The second incentive relates to new innovative companies. It applies to SMEs in which at least half of the capital is held by individuals. To benefit from this regime, the company must carry out R&D activities for an amount at least equal to 15% of its total deductible expenses and must exist for less than 8 years. The time limit was 11 years for companies created between 2013 and 2022 but has been reduced to 8 years by the Finance Act for 2023.
This regime provides for a total exemption from CIT for the first 12 months of profit, and a 50 % exemption for the following 12 months of profit, as well as exemptions from local business tax and employers’ social security contributions on the salaries of personnel involved in research (up to an annual cap per establishment equal to 5 times the annual social security ceiling i.e. 219 960 € in 2023) for a period of 7 years. This incentive, which was supposed to end on 31 December 2022, was extended by three years by the Finance Act for 2023.
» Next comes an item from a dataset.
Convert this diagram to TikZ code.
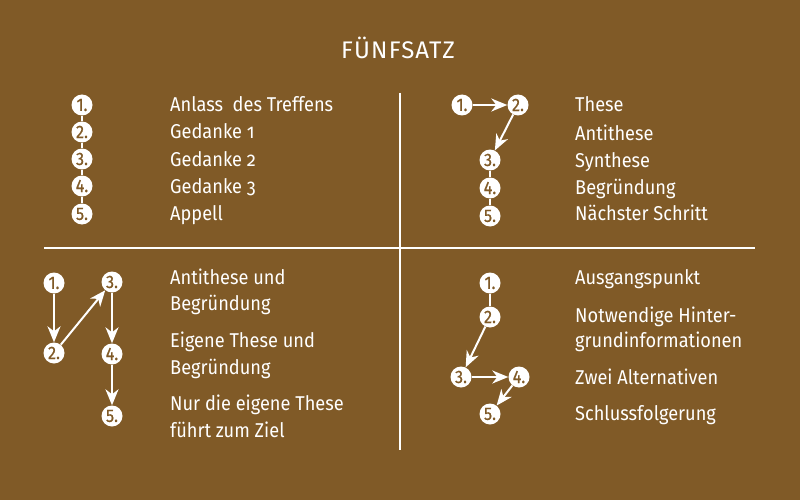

Last but not least, the IP Box regime allows income from licensing, sub-licensing or capital gains from the sale of patents and innovative software to be taxed at a 10 % CIT rate, rather than the normal 25% rate. Expenditures related to the development of these assets must be deducted from qualifying income to determine a net profit or loss, to which a nexus ratio (allowing to determine which portion of the R&D is actually borne rather than acquired or subcontracted to related parties by the company) must be applied to determine the actual profit or loss eligible for the 10 % reduced rate. In an international and group context, there are many interactions with transfer pricing matters and RTC to make such computations (level of licensing income, tracking of expenditures, impact of group-related operations such as cost sharing, transfer of IP etc…).